Iodine-131 from Fukushima decaying quickly is no longer detectable in the environment. Cesium-137 has a relatively long half-life (30 years), but it is also present in the ocean as a result of nuclear weapons testing in the 1950s and the 1960s. Because of its short half-life, cesium-134 can only have come from Fukushima.
Cesium-134 was measured, for the first time, in seawater samples from Tillamook Bay and Gold Beach in the U.S. northwest state of Oregon, the Statesman Journal newspaper reported, citing the WHOI.
Cesium-134 has also been detected in a Canadian salmon for the first time, the Fukushima InFORM project, led by University of Victoria chemical oceanographer Jay Cullen, reported in November.
Samples, in both cases, indicate that radiation from the nuclear disaster at extremely low levels is not harmful to humans or the environment.
Each of the seawater samples taken in January and February of 2016 and later analyzed measured 0.3 becquerels per cubic meter of cesium-134. And the level in a single sockeye salmon, sampled from the Okanagan Lake in the summer of 2015, was more than 1,000 times lower than the action level set by Health Canada.

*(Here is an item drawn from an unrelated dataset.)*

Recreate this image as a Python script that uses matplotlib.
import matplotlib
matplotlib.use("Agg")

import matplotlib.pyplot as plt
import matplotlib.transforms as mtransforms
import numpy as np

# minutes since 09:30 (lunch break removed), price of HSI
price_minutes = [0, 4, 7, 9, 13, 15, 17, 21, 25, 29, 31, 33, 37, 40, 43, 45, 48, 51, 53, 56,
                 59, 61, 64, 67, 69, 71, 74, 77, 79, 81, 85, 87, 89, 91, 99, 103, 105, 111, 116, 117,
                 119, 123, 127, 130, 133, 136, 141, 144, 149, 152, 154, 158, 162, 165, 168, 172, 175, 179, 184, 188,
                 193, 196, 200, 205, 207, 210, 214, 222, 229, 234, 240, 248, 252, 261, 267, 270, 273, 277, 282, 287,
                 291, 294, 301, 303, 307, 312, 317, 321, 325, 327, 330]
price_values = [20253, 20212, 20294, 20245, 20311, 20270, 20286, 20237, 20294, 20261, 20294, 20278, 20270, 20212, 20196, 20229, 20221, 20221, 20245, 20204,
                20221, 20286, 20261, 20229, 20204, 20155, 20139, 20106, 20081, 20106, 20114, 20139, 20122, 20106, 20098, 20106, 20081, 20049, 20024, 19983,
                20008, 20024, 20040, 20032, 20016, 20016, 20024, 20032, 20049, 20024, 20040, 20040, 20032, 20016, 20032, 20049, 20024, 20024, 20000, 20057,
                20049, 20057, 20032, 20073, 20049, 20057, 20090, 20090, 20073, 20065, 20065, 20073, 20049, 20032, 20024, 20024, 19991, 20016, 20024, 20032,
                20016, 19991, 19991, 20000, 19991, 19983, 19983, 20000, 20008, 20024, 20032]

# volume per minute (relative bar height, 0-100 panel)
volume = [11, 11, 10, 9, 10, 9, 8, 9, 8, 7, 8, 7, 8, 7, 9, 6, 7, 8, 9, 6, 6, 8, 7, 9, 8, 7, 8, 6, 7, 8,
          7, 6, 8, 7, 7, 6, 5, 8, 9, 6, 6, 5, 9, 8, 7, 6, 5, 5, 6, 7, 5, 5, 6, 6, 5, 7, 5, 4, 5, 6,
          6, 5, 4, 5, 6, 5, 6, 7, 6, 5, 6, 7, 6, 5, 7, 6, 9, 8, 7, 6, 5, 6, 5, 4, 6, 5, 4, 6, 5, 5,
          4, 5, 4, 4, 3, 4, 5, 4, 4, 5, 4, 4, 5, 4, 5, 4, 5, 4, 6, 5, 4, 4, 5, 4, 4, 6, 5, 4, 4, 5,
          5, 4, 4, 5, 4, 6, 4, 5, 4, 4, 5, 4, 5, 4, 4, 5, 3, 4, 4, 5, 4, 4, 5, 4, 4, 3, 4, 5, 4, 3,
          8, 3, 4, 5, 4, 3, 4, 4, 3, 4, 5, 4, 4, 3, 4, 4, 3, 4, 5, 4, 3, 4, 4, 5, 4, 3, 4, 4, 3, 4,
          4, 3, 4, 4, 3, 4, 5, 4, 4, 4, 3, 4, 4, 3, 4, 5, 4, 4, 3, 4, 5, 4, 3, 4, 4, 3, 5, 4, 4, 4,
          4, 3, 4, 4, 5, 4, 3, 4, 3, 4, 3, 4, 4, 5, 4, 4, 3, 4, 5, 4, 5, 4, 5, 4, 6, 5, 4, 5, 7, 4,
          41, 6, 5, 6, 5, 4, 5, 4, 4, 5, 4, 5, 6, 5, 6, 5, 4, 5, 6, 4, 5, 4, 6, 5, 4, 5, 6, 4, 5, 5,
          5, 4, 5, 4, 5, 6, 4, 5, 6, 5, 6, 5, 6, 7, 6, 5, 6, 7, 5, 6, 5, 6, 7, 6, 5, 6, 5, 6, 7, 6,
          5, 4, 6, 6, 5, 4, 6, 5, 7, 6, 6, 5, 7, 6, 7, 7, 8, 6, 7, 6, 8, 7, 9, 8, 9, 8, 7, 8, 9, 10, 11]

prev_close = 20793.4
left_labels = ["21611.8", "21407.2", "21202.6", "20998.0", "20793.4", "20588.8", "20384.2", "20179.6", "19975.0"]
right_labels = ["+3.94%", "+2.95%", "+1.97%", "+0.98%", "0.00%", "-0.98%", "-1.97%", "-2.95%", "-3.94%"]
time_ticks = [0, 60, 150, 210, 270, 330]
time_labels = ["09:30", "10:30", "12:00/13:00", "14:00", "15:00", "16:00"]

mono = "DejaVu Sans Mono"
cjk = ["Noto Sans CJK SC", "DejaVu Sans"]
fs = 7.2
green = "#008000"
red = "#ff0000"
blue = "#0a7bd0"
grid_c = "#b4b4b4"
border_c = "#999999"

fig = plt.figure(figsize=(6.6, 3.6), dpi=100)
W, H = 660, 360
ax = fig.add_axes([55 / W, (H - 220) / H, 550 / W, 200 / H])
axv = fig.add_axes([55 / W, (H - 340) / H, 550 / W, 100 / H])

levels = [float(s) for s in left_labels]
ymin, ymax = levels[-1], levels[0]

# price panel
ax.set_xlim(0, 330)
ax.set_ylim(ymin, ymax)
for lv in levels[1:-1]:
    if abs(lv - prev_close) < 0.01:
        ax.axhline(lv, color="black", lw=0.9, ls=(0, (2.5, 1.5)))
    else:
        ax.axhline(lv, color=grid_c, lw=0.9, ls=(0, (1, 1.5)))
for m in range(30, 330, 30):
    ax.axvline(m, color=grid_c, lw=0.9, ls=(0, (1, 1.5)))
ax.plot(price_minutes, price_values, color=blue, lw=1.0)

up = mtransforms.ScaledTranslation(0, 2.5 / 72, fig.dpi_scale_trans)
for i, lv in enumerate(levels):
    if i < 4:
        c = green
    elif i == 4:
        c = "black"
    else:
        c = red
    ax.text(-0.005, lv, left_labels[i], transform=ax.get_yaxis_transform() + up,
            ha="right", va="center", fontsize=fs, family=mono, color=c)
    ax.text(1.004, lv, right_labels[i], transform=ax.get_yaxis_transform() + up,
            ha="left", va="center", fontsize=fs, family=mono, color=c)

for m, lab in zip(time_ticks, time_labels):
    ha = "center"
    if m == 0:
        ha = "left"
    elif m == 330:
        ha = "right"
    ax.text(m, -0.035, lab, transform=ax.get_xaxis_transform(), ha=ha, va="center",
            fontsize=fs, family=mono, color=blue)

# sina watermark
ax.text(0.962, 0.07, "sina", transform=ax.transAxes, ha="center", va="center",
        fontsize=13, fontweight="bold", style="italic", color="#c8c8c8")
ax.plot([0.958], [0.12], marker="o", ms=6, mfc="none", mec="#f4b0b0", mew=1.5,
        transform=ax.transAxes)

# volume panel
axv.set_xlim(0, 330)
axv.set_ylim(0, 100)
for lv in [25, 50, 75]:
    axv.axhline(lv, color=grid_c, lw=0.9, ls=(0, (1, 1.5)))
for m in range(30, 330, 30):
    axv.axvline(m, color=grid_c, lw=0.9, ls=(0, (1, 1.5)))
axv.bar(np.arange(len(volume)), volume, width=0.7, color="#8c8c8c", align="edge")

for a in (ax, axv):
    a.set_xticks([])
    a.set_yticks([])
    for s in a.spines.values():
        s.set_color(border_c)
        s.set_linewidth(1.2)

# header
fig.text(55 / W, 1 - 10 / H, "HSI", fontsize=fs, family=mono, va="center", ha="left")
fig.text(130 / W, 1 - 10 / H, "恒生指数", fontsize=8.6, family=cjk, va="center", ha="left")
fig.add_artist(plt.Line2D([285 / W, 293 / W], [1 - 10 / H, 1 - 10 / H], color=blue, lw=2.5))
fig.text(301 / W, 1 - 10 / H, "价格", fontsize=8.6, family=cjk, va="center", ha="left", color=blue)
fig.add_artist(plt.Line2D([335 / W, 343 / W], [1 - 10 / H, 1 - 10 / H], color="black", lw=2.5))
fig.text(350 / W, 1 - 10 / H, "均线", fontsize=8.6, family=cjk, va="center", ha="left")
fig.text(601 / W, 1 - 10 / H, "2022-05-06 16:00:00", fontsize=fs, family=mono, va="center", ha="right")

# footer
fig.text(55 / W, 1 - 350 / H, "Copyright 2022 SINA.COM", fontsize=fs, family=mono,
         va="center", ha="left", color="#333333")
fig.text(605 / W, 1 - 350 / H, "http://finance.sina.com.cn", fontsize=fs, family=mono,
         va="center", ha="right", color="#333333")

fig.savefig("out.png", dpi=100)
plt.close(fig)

Radiation contamination at Fukushima was "unprecedented" for the oceans, Ken Buesseler, a senior scientist at the WHOI told Xinhua earlier this year.
"While in total Chernobyl was a bigger source of human-made radioactivity, most of the Fukushima releases entered the ocean, more than 80 percent, so for the oceans this was a bigger source," Buesseler said.

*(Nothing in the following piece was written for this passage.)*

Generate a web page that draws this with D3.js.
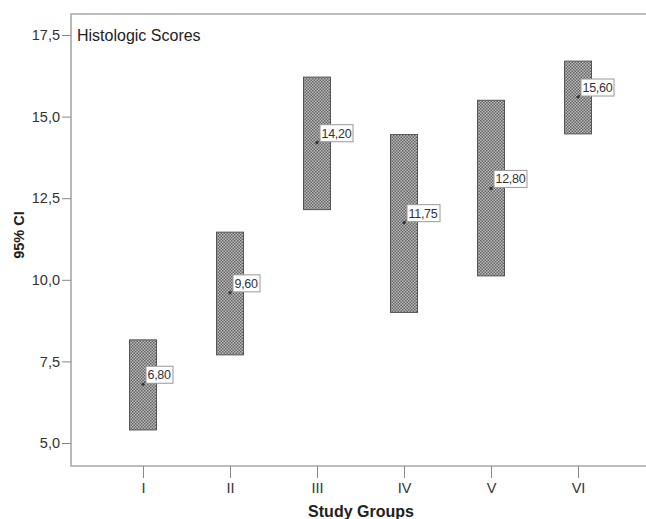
<!DOCTYPE html>
<html>
<head>
<meta charset="utf-8">
<script src="https://cdn.jsdelivr.net/npm/d3@7"></script>
<style>
  body { margin: 0; background: #fff; overflow: hidden; }
  svg { font-family: "Liberation Sans", Arial, sans-serif; display: block; }
</style>
</head>
<body>
<script>
var width = 646,
    height = 519;

// group labels and CI values
var groups = ["I", "II", "III", "IV", "V", "VI"];
var means = [6.80, 9.60, 14.20, 11.75, 12.80, 15.60];
var lower = [5.40, 7.70, 12.15, 9.00, 10.12, 14.47];
var upper = [8.16, 11.46, 16.21, 14.45, 15.50, 16.70];
var yTicks = [5.0, 7.5, 10.0, 12.5, 15.0, 17.5];

var margin = {top: 14, left: 71, bottom: 53};

var svg = d3.select("body").append("svg")
    .attr("width", width)
    .attr("height", height);

var defs = svg.append("defs");
var pat = defs.append("pattern")
    .attr("id", "hatch")
    .attr("width", 3)
    .attr("height", 3)
    .attr("patternUnits", "userSpaceOnUse");
pat.append("rect").attr("width", 3).attr("height", 3).attr("fill", "#bdbdbd");
pat.append("rect").attr("width", 1.5).attr("height", 1.5).attr("fill", "#626262");
pat.append("rect").attr("x", 1.5).attr("y", 1.5).attr("width", 1.5).attr("height", 1.5).attr("fill", "#626262");

var x = d3.scalePoint()
    .domain(groups)
    .range([143, 578]);

var y = d3.scaleLinear()
    .domain([5, 17.5])
    .range([443, 35]);

var bottom = height - margin.bottom;

// frame (open on the right)
svg.append("path")
    .attr("d", "M" + (width + 10) + "," + margin.top + "H" + margin.left + "V" + bottom + "H" + (width + 10))
    .attr("fill", "none")
    .attr("stroke", "#a8a8a8")
    .attr("stroke-width", 1.6);

// y axis
var yAxis = svg.append("g")
    .attr("transform", "translate(" + margin.left + ",0)")
    .call(d3.axisLeft(y).tickValues(yTicks).tickSize(9).tickPadding(2)
      .tickFormat(function(d) { return d3.format(".1f")(d).replace(".", ","); }));
yAxis.select(".domain").remove();
yAxis.selectAll("line").attr("stroke", "#888");
yAxis.selectAll("text").attr("font-size", 14.5).attr("fill", "#333")
    .attr("font-family", "Liberation Sans, Arial, sans-serif");

// x axis
var xAxis = svg.append("g")
    .attr("transform", "translate(0," + bottom + ")")
    .call(d3.axisBottom(x).tickSize(12).tickPadding(5));
xAxis.select(".domain").remove();
xAxis.selectAll("line").attr("stroke", "#888");
xAxis.selectAll("text").attr("font-size", 14.5).attr("fill", "#333")
    .attr("font-family", "Liberation Sans, Arial, sans-serif");

// CI boxes
var boxW = 27;
var box = svg.append("g").selectAll("g")
    .data(groups)
    .join("g");

box.append("rect")
    .attr("x", function(d) { return x(d) - boxW / 2; })
    .attr("y", function(d, i) { return y(upper[i]); })
    .attr("width", boxW)
    .attr("height", function(d, i) { return y(lower[i]) - y(upper[i]); })
    .attr("fill", "url(#hatch)")
    .attr("stroke", "#555")
    .attr("stroke-width", 1);

box.append("line")
    .attr("x1", function(d) { return x(d); })
    .attr("y1", function(d, i) { return y(means[i]); })
    .attr("x2", function(d) { return x(d) + 4; })
    .attr("y2", function(d, i) { return y(means[i]) - 4; })
    .attr("stroke", "#444");

box.append("circle")
    .attr("cx", function(d) { return x(d); })
    .attr("cy", function(d, i) { return y(means[i]); })
    .attr("r", 1.6)
    .attr("fill", "#333");

box.append("rect")
    .attr("x", function(d) { return x(d) + 3; })
    .attr("y", function(d, i) { return y(means[i]) - 18; })
    .attr("width", function(d, i) { return means[i] >= 10 ? 33 : 27; })
    .attr("height", 17)
    .attr("fill", "#fff")
    .attr("stroke", "#999");

box.append("text")
    .attr("x", function(d) { return x(d) + 4.5; })
    .attr("y", function(d, i) { return y(means[i]) - 5; })
    .attr("font-size", 12.5)
    .attr("letter-spacing", -0.3)
    .attr("fill", "#333")
    .text(function(d, i) { return d3.format(".2f")(means[i]).replace(".", ","); });

// titles
svg.append("text")
    .attr("x", 77)
    .attr("y", 41)
    .attr("font-size", 16)
    .attr("fill", "#222")
    .text("Histologic Scores");

svg.append("text")
    .attr("x", 361)
    .attr("y", 517)
    .attr("text-anchor", "middle")
    .attr("font-size", 16)
    .attr("font-weight", "bold")
    .attr("fill", "#222")
    .text("Study Groups");

svg.append("text")
    .attr("transform", "translate(24,235) rotate(-90)")
    .attr("text-anchor", "middle")
    .attr("font-size", 14.5)
    .attr("font-weight", "bold")
    .attr("fill", "#222")
    .text("95% CI");
</script>
</body>
</html>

Buesseler, who called for more efforts to make environmental and health assessments of the Fukushima accident, said even when radiation levels become lower than any safety standards, people can still learn something about the fate and transport of radioactive compounds in this way.

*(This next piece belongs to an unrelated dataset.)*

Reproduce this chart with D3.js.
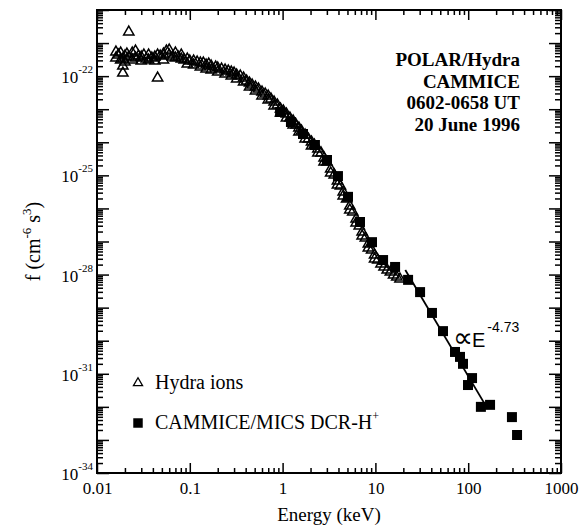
<!DOCTYPE html>
<html>
<head>
<meta charset="utf-8">
<script src="https://cdn.jsdelivr.net/npm/d3@7"></script>
<style>
  body { margin: 0; background: #fff; }
  svg { display: block; }
</style>
</head>
<body>
<script>
// ---------- data ----------
// Hydra ions (open triangles): energy in keV, phase-space density f in cm^-6 s^3
const hydraE = [
  0.016, 0.017, 0.018, 0.019, 0.020, 0.021, 0.022, 0.024, 0.026, 0.028, 0.030, 0.032, 0.034, 0.036,
  0.039, 0.042, 0.045, 0.048, 0.052, 0.056, 0.060, 0.065, 0.070, 0.075, 0.081, 0.087, 0.094, 0.10,
  0.11, 0.12, 0.13, 0.14, 0.15, 0.16, 0.17, 0.19, 0.20, 0.22, 0.24, 0.26, 0.28, 0.30, 0.32, 0.35,
  0.38, 0.41, 0.44, 0.47, 0.51, 0.55, 0.60, 0.65, 0.70, 0.75, 0.81, 0.88, 0.95, 1.02, 1.1, 1.2,
  1.3, 1.4, 1.5, 1.6, 1.75, 1.9, 2.05, 2.2, 2.4, 2.6, 2.8, 3.0, 3.3, 3.6, 3.9, 4.2, 4.5, 4.9, 5.3,
  5.7, 6.2, 6.7, 7.2, 7.8, 8.4, 9.1, 9.8, 10.6, 11.5, 12.4, 13.4, 14.5, 15.7, 17.0, 18.4,
  // outliers
  0.022, 0.019, 0.019, 0.045,
  // second sweep
  0.016, 0.018, 0.020, 0.024, 0.026, 0.030, 0.036, 0.042, 0.052, 0.060, 0.070, 0.081, 0.094,
  0.11, 0.13, 0.15, 0.17, 0.20, 0.24, 0.28, 0.32, 0.38, 0.44, 0.51, 0.60, 0.70, 0.81, 0.95, 1.1,
  1.3, 1.5, 1.75, 2.05, 2.4, 2.8, 3.3, 3.9, 4.5, 5.3, 6.2, 7.2, 8.4, 9.8
];
const hydraF = [
  3.54e-22, 4.36e-22, 5.01e-22, 3.30e-22, 4.06e-22, 4.67e-22, 3.79e-22, 5.01e-22, 3.54e-22, 4.06e-22, 3.79e-22, 4.36e-22, 3.30e-22, 3.08e-22,
  3.54e-22, 3.79e-22, 4.36e-22, 4.06e-22, 4.67e-22, 5.76e-22, 4.36e-22, 3.79e-22, 3.54e-22, 3.79e-22, 3.30e-22, 3.08e-22, 3.30e-22, 2.87e-22,
  2.87e-22, 2.68e-22, 2.50e-22, 2.50e-22, 2.17e-22, 2.33e-22, 2.02e-22, 1.89e-22, 1.76e-22, 1.64e-22, 1.53e-22, 1.43e-22, 1.33e-22, 1.24e-22, 1.08e-22, 1.01e-22,
  8.78e-23, 7.13e-23, 6.20e-23, 5.40e-23, 4.70e-23, 4.09e-23, 3.31e-23, 2.88e-23, 2.51e-23, 2.04e-23, 1.65e-23, 1.34e-23, 1.01e-23, 8.83e-24, 7.17e-24, 5.42e-24,
  4.40e-24, 3.33e-24, 2.70e-24, 2.20e-24, 1.66e-24, 1.26e-24, 1.02e-24, 8.27e-25, 6.26e-25, 4.74e-25, 3.35e-25, 2.54e-25, 1.56e-25, 1.03e-25, 6.75e-26, 4.77e-26, 3.14e-26, 1.93e-26, 1.18e-26,
  7.80e-27, 4.79e-27, 2.94e-27, 1.94e-27, 1.28e-27, 8.40e-28, 5.53e-28, 3.91e-28, 2.76e-28, 2.09e-28, 1.69e-28, 1.37e-28, 1.19e-28, 9.70e-29, 8.44e-29, 7.34e-29,
  2.16e-21, 2.02e-22, 1.24e-22, 8.78e-23,
  5.37e-22, 3.08e-22, 2.68e-22, 3.08e-22, 5.76e-22, 2.87e-22, 4.36e-22, 2.87e-22, 3.08e-22, 6.17e-22, 5.01e-22, 4.36e-22, 2.33e-22,
  2.17e-22, 1.89e-22, 1.64e-22, 1.53e-22, 1.33e-22, 1.16e-22, 1.01e-22, 8.19e-23, 6.65e-23, 4.70e-23, 3.56e-23, 2.51e-23, 1.90e-23, 1.25e-23, 7.68e-24, 5.42e-24,
  3.33e-24, 2.05e-24, 1.26e-24, 7.71e-25, 4.74e-25, 2.54e-25, 1.18e-25, 5.11e-26, 2.38e-26, 8.96e-27, 3.62e-27, 1.47e-27, 6.36e-28, 2.96e-28
];

// CAMMICE/MICS DCR-H+ (filled squares)
const camE = [0.94, 1.23, 1.66, 2.23, 3.01, 3.95, 5.07, 6.82, 9.19, 12.1, 16.3, 22.5, 30.3, 40.7,
              53.5, 72.1, 81.6, 87.9, 110, 99.5, 137, 172, 296, 336];
const camF = [8.24e-24, 4.10e-24, 1.78e-24, 8.28e-25, 2.91e-25, 9.5e-26, 2.24e-26, 3.89e-27, 9.55e-28,
              2.75e-28, 1.70e-28, 6.92e-29, 2.95e-29, 6.92e-30, 1.95e-30, 4.57e-31, 3.24e-31, 2.00e-31,
              7.41e-32, 4.57e-32, 1.00e-32, 1.15e-32, 4.90e-33, 1.41e-33];

// power-law fit line (end points), ∝ E^-4.73
const fitE = [21, 155];
const fitF = [1.38e-28, 1.07e-32];

// ticks
const xMajor = [0.01, 0.1, 1, 10, 100, 1000];
const xTickLabels = ["0.01", "0.1", "1", "10", "100", "1000"];
const yLabelExps = [-22, -25, -28, -31, -34];
const yLabelText = ["-22", "-25", "-28", "-31", "-34"];

const infoLines = ["POLAR/Hydra", "CAMMICE", "0602-0658 UT", "20 June 1996"];
const legendLabels = ["Hydra ions", "CAMMICE/MICS DCR-H"];

// ---------- layout ----------
const W = 588, H = 529;
const L = 97, R = 561, T = 10, B = 473;
const serif = "'Liberation Serif', 'Times New Roman', Times, serif";
const sans = "'Liberation Sans', Arial, Helvetica, sans-serif";

const x = d3.scaleLog().domain([0.01, 1000]).range([L, R]);
const y = d3.scaleLog().domain([1e-34, 1e-20]).range([B, T]);

const svg = d3.select("body").append("svg").attr("width", W).attr("height", H);

// minor tick values
const xMinor = [];
for (let e = -2; e < 3; e++) for (let k = 2; k <= 9; k++) xMinor.push(k * Math.pow(10, e));
const yMajor = [];
const yMinor = [];
for (let e = -34; e <= -20; e++) {
  yMajor.push(Math.pow(10, e));
  if (e < -20) for (let k = 2; k <= 9; k++) yMinor.push(k * Math.pow(10, e));
}

function styleAxis(g) {
  g.select(".domain").remove();
  g.selectAll(".tick line").attr("stroke", "#000").attr("stroke-width", 1.5);
}

// bottom
svg.append("g").attr("transform", `translate(0,${B})`)
  .call(d3.axisBottom(x).tickValues(xMinor).tickSize(-5).tickFormat(""))
  .call(styleAxis);
svg.append("g").attr("transform", `translate(0,${B})`)
  .call(d3.axisBottom(x).tickValues(xMajor).tickSize(-10).tickPadding(9)
        .tickFormat((d, i) => xTickLabels[i]))
  .call(styleAxis)
  .call(g => g.selectAll("text").attr("font-family", serif).attr("font-size", 17).attr("fill", "#000"));
// top
svg.append("g").attr("transform", `translate(0,${T})`)
  .call(d3.axisTop(x).tickValues(xMinor).tickSize(-5).tickFormat(""))
  .call(styleAxis);
svg.append("g").attr("transform", `translate(0,${T})`)
  .call(d3.axisTop(x).tickValues(xMajor).tickSize(-10).tickFormat(""))
  .call(styleAxis);
// left
svg.append("g").attr("transform", `translate(${L},0)`)
  .call(d3.axisLeft(y).tickValues(yMinor).tickSize(-6).tickFormat(""))
  .call(styleAxis);
svg.append("g").attr("transform", `translate(${L},0)`)
  .call(d3.axisLeft(y).tickValues(yMajor).tickSize(-12).tickFormat(""))
  .call(styleAxis);
// right
svg.append("g").attr("transform", `translate(${R},0)`)
  .call(d3.axisRight(y).tickValues(yMinor).tickSize(-6).tickFormat(""))
  .call(styleAxis);
svg.append("g").attr("transform", `translate(${R},0)`)
  .call(d3.axisRight(y).tickValues(yMajor).tickSize(-12).tickFormat(""))
  .call(styleAxis);

// frame
svg.append("rect").attr("x", L).attr("y", T).attr("width", R - L).attr("height", B - T)
  .attr("fill", "none").attr("stroke", "#000").attr("stroke-width", 2);

// y tick labels 10^n
yLabelExps.forEach((e, i) => {
  const yy = y(Math.pow(10, e));
  const t = svg.append("text").attr("font-family", serif).attr("fill", "#000")
    .attr("text-anchor", "end").attr("x", 93).attr("y", yy + 7);
  t.append("tspan").attr("font-size", 17).text("10");
  t.append("tspan").attr("font-size", 11).attr("dy", -10).text(yLabelText[i]);
});

// axis titles
svg.append("text").attr("x", (L + R) / 2).attr("y", 521).attr("text-anchor", "middle")
  .attr("font-family", serif).attr("font-size", 19).attr("fill", "#000").text("Energy (keV)");
const yt = svg.append("text").attr("transform", `translate(40,${(T + B) / 2}) rotate(-90)`)
  .attr("text-anchor", "middle").attr("font-family", serif).attr("font-size", 20).attr("fill", "#000");
yt.append("tspan").text("f (cm");
yt.append("tspan").attr("font-size", 13).attr("dy", -9).text("-6");
yt.append("tspan").attr("dy", 9).text(" s");
yt.append("tspan").attr("font-size", 13).attr("dy", -9).text("3");
yt.append("tspan").attr("dy", 9).text(")");

// fit line
const fitData = fitE.map((e, i) => [e, fitF[i]]);
svg.append("path").datum(fitData)
  .attr("d", d3.line().x(d => x(d[0])).y(d => y(d[1])))
  .attr("fill", "none").attr("stroke", "#000").attr("stroke-width", 1.8);

// hydra triangles
const tri = d3.symbol(d3.symbolTriangle, 46)();
svg.append("g").selectAll("path").data(hydraE.map((e, i) => [e, hydraF[i]])).join("path")
  .attr("d", tri)
  .attr("transform", d => `translate(${x(d[0])},${y(d[1])})`)
  .attr("fill", "none").attr("stroke", "#000").attr("stroke-width", 1.5);

// cammice squares
const sq = d3.symbol(d3.symbolSquare, 100)();
svg.append("g").selectAll("path").data(camE.map((e, i) => [e, camF[i]])).join("path")
  .attr("d", sq)
  .attr("transform", d => `translate(${x(d[0])},${y(d[1])})`)
  .attr("fill", "#000");

// info block
infoLines.forEach((s, i) => {
  svg.append("text").attr("x", 520).attr("y", 66 + i * 21.5).attr("text-anchor", "end")
    .attr("font-family", serif).attr("font-weight", "bold").attr("font-size", 19)
    .attr("fill", "#000").text(s);
});

// power law annotation
svg.append("text").attr("x", 453).attr("y", 347).attr("fill", "#000")
  .attr("font-family", "'DejaVu Sans', sans-serif").attr("font-size", 28).text("\u221D");
const pl = svg.append("text").attr("x", 472).attr("y", 347).attr("fill", "#000");
pl.append("tspan").attr("font-family", sans).attr("font-size", 20).text("E");
pl.append("tspan").attr("font-family", sans).attr("font-size", 14).attr("dx", 2).attr("dy", -15).text("-4.73");

// legend
svg.append("path").attr("d", d3.symbol(d3.symbolTriangle, 36)())
  .attr("transform", "translate(138,383)").attr("fill", "none").attr("stroke", "#000").attr("stroke-width", 1.3);
svg.append("path").attr("d", d3.symbol(d3.symbolSquare, 90)())
  .attr("transform", "translate(138,423)").attr("fill", "#000");
svg.append("text").attr("x", 155).attr("y", 389).attr("font-family", serif).attr("font-size", 20)
  .attr("fill", "#000").text(legendLabels[0]);
const lt = svg.append("text").attr("x", 155).attr("y", 429).attr("font-family", serif).attr("font-size", 20)
  .attr("fill", "#000");
lt.append("tspan").text(legendLabels[1]);
lt.append("tspan").attr("font-size", 12).attr("dy", -9).text("+");
</script>
</body>
</html>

On March 11, 2011, a magnitude-9.0 earthquake -- one of the largest ever recorded -- struck the eastern coast of Japan. The tsunamis caused by the quake badly damaged the Fukushima Dai-ichi nuclear power plant, eventually causing four of the six reactors there to release radiation into the atmosphere and ocean.
Emergency crews used seawater to cool the damaged reactors at the power plant. Because of the plant's location along the coast, much of the water was washed into the Pacific, resulting in the largest accidental release of radiation to the ocean in history.